Подколесинский слуга Степан возведен Левинским в ранг «слуги театра». Он - «народ», выдающий реплики за несуществующую Дуняшу, горничную Агафьи Тихоновны, и представительствующий от лица неведомых сицилийских моряков. Включает магнитофон, звонит в колокольчик, выдает женихам номерки в обмен на шинели и пальто, подсовывает невесте шапку с листочками-жребиями. Когда не хватает Гоголем написанного текста, «играет лицом», сопереживая «коллегам» или же их осуждая.

А сценограф Виктор Архипов между тем создал замечательное пространство — со своей «сценой», где развертываются некоторые эпизоды, на которые не занятые в них персонажи взирают, как зрители, усевшись на длинные скамьи. С доминированием знаменитых окон, больших и маленьких, со ставнями и без. Со стремянкой-станком, черными табуретками и белыми венскими стульями, нечищеными сапогами, ведрами и прочей утварью. И опять-таки подчеркнутый натурализм и откровенная условность пребывают в явной гармонии. 

Постоянно меняющиеся ритмы не дают соскучиться и незаметно «переключают» зрительские настроения. Вот утонченный мечтатель Подколесин (Дмитрий Павленко), возлежа на стремянке и пуская в потолок дымок от трубки, неспешно предается грезам, лениво переговариваясь с угнездившимся на поставленных друг на друга табуретках Степаном. А вот под треск и звон врывается с пистолетом наперевес брутальный Кочкарев (Андрей Калашников). Сваха (Татьяна Рудина) с фингалом под глазом смакует достоинства невесты и тут же вступает в бурную перепалку с Кочкаревым. Поочередно и не спеша являются женихи: статуарный Яичница (Сергей Власенко), живчик Жевакин (Геннадий Галкин), деликатный Анучкин (Александр Ковалев), рьяный Стариков (Владимир Мурашов) с обличьем Петра I. Неторопливость знакомства оборачивается уже упомянутой сицилийской пляской и так далее?
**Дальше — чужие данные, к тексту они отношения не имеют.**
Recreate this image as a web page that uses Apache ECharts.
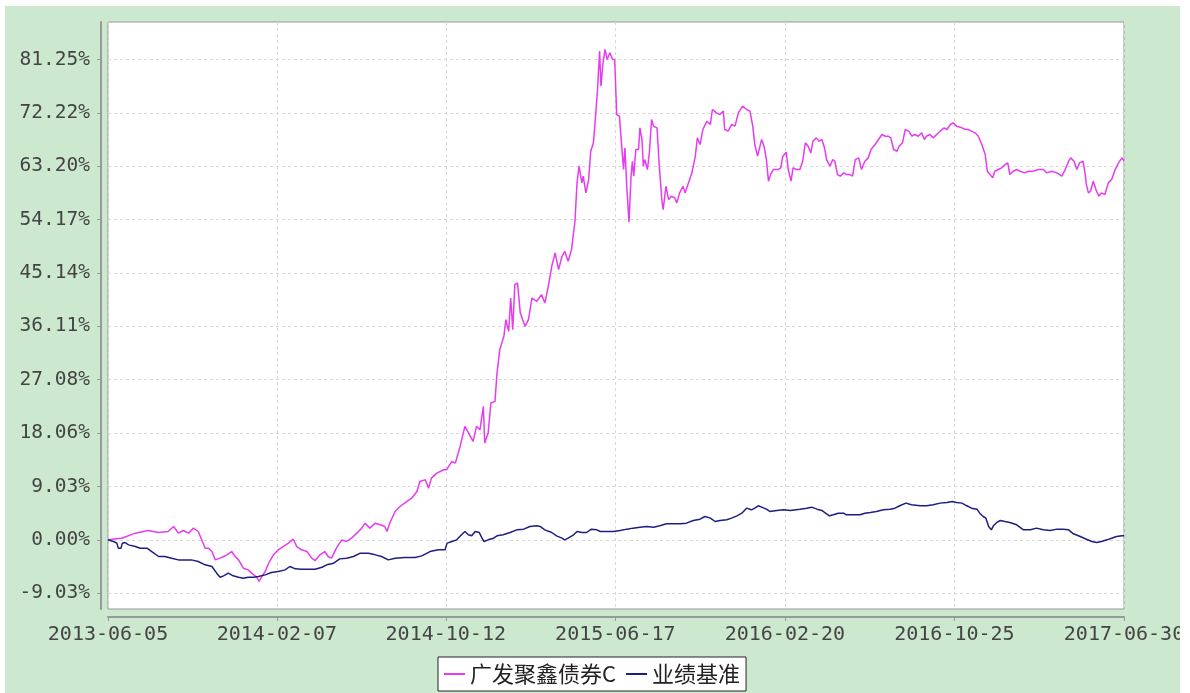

Женитьба, как известно, не состоялась. И уж который век мы ломаем головы — почему? В спектакле Левинского Агафья Тихоновна и Подколесин — чета людей, патологически ведомых. Что он, что она с вожделением вслушиваются в чужие голоса, почти физически притягиваясь к говорящему. Кто и куда их ведет в отсутствие собственных дорожек? Уж не черт ведь в самом-то деле. И уж точно не Кочкарев. А одиночество — та же свобода. И та же гоголевская двойственность. В общем, судьба.